Source code of charts »

——————————

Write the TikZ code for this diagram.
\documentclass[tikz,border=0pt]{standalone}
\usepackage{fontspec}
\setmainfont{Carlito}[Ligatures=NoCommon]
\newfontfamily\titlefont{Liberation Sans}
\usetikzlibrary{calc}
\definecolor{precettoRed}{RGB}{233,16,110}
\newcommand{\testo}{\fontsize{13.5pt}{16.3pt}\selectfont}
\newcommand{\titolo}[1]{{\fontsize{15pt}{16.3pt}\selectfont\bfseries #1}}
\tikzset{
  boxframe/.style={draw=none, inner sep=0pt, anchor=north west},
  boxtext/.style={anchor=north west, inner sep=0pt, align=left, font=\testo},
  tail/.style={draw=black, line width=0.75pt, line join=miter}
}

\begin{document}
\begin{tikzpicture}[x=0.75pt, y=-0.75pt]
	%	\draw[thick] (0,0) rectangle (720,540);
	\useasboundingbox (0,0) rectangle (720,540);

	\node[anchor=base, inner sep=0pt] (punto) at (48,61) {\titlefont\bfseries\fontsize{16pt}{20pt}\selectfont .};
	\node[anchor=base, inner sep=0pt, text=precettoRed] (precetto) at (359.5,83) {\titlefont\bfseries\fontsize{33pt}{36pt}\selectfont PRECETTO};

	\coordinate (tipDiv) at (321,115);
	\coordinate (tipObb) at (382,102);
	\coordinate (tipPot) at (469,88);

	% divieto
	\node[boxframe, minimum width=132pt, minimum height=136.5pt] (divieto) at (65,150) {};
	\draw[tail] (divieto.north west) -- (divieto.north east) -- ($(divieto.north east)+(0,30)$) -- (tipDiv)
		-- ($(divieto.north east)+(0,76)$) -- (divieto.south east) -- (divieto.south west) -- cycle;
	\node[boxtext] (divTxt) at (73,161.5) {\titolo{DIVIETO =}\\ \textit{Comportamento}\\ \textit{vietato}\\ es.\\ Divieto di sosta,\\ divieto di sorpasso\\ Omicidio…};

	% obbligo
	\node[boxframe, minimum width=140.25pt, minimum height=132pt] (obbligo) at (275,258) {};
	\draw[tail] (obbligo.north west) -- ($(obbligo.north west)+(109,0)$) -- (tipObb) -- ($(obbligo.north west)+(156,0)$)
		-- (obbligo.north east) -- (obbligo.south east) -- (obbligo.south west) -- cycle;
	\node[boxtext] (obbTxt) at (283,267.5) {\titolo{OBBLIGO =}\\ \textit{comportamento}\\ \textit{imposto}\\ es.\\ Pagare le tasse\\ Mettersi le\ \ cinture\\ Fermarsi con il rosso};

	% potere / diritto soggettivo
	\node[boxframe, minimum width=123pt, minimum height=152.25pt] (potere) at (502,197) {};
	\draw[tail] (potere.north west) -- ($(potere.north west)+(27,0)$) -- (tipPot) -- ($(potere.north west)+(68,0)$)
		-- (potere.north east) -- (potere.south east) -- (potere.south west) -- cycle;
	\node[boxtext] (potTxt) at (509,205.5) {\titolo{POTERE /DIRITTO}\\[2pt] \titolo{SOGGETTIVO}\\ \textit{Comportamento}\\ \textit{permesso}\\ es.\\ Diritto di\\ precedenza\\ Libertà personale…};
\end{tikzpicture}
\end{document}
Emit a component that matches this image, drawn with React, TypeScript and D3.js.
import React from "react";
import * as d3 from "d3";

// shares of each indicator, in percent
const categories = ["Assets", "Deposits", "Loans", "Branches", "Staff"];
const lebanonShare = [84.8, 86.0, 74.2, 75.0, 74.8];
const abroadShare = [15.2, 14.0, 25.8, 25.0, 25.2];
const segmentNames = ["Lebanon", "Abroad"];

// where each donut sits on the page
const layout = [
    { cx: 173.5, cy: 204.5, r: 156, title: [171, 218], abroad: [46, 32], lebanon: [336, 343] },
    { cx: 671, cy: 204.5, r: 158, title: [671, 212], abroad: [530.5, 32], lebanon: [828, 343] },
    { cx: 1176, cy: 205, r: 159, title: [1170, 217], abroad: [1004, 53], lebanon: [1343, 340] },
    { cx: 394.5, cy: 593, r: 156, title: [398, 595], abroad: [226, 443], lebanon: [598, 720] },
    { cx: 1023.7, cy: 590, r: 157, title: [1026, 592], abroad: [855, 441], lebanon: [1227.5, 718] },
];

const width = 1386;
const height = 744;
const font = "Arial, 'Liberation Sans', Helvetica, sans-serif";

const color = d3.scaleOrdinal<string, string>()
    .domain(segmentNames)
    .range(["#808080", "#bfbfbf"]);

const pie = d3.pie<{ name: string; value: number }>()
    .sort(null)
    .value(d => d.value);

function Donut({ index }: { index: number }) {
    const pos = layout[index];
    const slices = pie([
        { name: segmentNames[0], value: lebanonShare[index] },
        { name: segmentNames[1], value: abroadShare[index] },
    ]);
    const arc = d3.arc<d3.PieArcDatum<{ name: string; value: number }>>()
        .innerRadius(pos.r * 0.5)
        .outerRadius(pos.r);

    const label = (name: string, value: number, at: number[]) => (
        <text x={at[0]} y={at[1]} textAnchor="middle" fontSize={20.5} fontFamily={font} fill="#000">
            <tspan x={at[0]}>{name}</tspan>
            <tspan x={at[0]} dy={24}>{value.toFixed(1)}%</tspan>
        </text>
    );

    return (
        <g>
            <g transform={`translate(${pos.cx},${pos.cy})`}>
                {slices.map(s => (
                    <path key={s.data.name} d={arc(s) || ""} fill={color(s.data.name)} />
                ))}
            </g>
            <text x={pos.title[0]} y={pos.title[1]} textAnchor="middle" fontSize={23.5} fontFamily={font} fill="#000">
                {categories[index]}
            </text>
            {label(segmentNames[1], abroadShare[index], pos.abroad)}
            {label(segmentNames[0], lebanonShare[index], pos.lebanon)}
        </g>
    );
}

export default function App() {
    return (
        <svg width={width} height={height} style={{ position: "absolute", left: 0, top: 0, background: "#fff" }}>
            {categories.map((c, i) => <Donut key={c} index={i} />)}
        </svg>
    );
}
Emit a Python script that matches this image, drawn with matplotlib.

——————————

Task directions » Your task is to retype all of the records exactly.

Result of the task »
Write the TikZ code for this diagram.
\documentclass[tikz,border=0pt]{standalone}
\usepackage{fontspec}
\setmainfont{Carlito}[Ligatures=NoCommon]
\newfontfamily\titlefont{Liberation Sans}
\usetikzlibrary{calc}
\definecolor{precettoRed}{RGB}{233,16,110}
\newcommand{\testo}{\fontsize{13.5pt}{16.3pt}\selectfont}
\newcommand{\titolo}[1]{{\fontsize{15pt}{16.3pt}\selectfont\bfseries #1}}
\tikzset{
  boxframe/.style={draw=none, inner sep=0pt, anchor=north west},
  boxtext/.style={anchor=north west, inner sep=0pt, align=left, font=\testo},
  tail/.style={draw=black, line width=0.75pt, line join=miter}
}

\begin{document}
\begin{tikzpicture}[x=0.75pt, y=-0.75pt]
	%	\draw[thick] (0,0) rectangle (720,540);
	\useasboundingbox (0,0) rectangle (720,540);

	\node[anchor=base, inner sep=0pt] (punto) at (48,61) {\titlefont\bfseries\fontsize{16pt}{20pt}\selectfont .};
	\node[anchor=base, inner sep=0pt, text=precettoRed] (precetto) at (359.5,83) {\titlefont\bfseries\fontsize{33pt}{36pt}\selectfont PRECETTO};

	\coordinate (tipDiv) at (321,115);
	\coordinate (tipObb) at (382,102);
	\coordinate (tipPot) at (469,88);

	% divieto
	\node[boxframe, minimum width=132pt, minimum height=136.5pt] (divieto) at (65,150) {};
	\draw[tail] (divieto.north west) -- (divieto.north east) -- ($(divieto.north east)+(0,30)$) -- (tipDiv)
		-- ($(divieto.north east)+(0,76)$) -- (divieto.south east) -- (divieto.south west) -- cycle;
	\node[boxtext] (divTxt) at (73,161.5) {\titolo{DIVIETO =}\\ \textit{Comportamento}\\ \textit{vietato}\\ es.\\ Divieto di sosta,\\ divieto di sorpasso\\ Omicidio…};

	% obbligo
	\node[boxframe, minimum width=140.25pt, minimum height=132pt] (obbligo) at (275,258) {};
	\draw[tail] (obbligo.north west) -- ($(obbligo.north west)+(109,0)$) -- (tipObb) -- ($(obbligo.north west)+(156,0)$)
		-- (obbligo.north east) -- (obbligo.south east) -- (obbligo.south west) -- cycle;
	\node[boxtext] (obbTxt) at (283,267.5) {\titolo{OBBLIGO =}\\ \textit{comportamento}\\ \textit{imposto}\\ es.\\ Pagare le tasse\\ Mettersi le\ \ cinture\\ Fermarsi con il rosso};

	% potere / diritto soggettivo
	\node[boxframe, minimum width=123pt, minimum height=152.25pt] (potere) at (502,197) {};
	\draw[tail] (potere.north west) -- ($(potere.north west)+(27,0)$) -- (tipPot) -- ($(potere.north west)+(68,0)$)
		-- (potere.north east) -- (potere.south east) -- (potere.south west) -- cycle;
	\node[boxtext] (potTxt) at (509,205.5) {\titolo{POTERE /DIRITTO}\\[2pt] \titolo{SOGGETTIVO}\\ \textit{Comportamento}\\ \textit{permesso}\\ es.\\ Diritto di\\ precedenza\\ Libertà personale…};
\end{tikzpicture}
\end{document}
Emit a component that matches this image, drawn with React, TypeScript and D3.js.
import React from "react";
import * as d3 from "d3";

// shares of each indicator, in percent
const categories = ["Assets", "Deposits", "Loans", "Branches", "Staff"];
const lebanonShare = [84.8, 86.0, 74.2, 75.0, 74.8];
const abroadShare = [15.2, 14.0, 25.8, 25.0, 25.2];
const segmentNames = ["Lebanon", "Abroad"];

// where each donut sits on the page
const layout = [
    { cx: 173.5, cy: 204.5, r: 156, title: [171, 218], abroad: [46, 32], lebanon: [336, 343] },
    { cx: 671, cy: 204.5, r: 158, title: [671, 212], abroad: [530.5, 32], lebanon: [828, 343] },
    { cx: 1176, cy: 205, r: 159, title: [1170, 217], abroad: [1004, 53], lebanon: [1343, 340] },
    { cx: 394.5, cy: 593, r: 156, title: [398, 595], abroad: [226, 443], lebanon: [598, 720] },
    { cx: 1023.7, cy: 590, r: 157, title: [1026, 592], abroad: [855, 441], lebanon: [1227.5, 718] },
];

const width = 1386;
const height = 744;
const font = "Arial, 'Liberation Sans', Helvetica, sans-serif";

const color = d3.scaleOrdinal<string, string>()
    .domain(segmentNames)
    .range(["#808080", "#bfbfbf"]);

const pie = d3.pie<{ name: string; value: number }>()
    .sort(null)
    .value(d => d.value);

function Donut({ index }: { index: number }) {
    const pos = layout[index];
    const slices = pie([
        { name: segmentNames[0], value: lebanonShare[index] },
        { name: segmentNames[1], value: abroadShare[index] },
    ]);
    const arc = d3.arc<d3.PieArcDatum<{ name: string; value: number }>>()
        .innerRadius(pos.r * 0.5)
        .outerRadius(pos.r);

    const label = (name: string, value: number, at: number[]) => (
        <text x={at[0]} y={at[1]} textAnchor="middle" fontSize={20.5} fontFamily={font} fill="#000">
            <tspan x={at[0]}>{name}</tspan>
            <tspan x={at[0]} dy={24}>{value.toFixed(1)}%</tspan>
        </text>
    );

    return (
        <g>
            <g transform={`translate(${pos.cx},${pos.cy})`}>
                {slices.map(s => (
                    <path key={s.data.name} d={arc(s) || ""} fill={color(s.data.name)} />
                ))}
            </g>
            <text x={pos.title[0]} y={pos.title[1]} textAnchor="middle" fontSize={23.5} fontFamily={font} fill="#000">
                {categories[index]}
            </text>
            {label(segmentNames[1], abroadShare[index], pos.abroad)}
            {label(segmentNames[0], lebanonShare[index], pos.lebanon)}
        </g>
    );
}

export default function App() {
    return (
        <svg width={width} height={height} style={{ position: "absolute", left: 0, top: 0, background: "#fff" }}>
            {categories.map((c, i) => <Donut key={c} index={i} />)}
        </svg>
    );
}
Emit a Python script that matches this image, drawn with matplotlib.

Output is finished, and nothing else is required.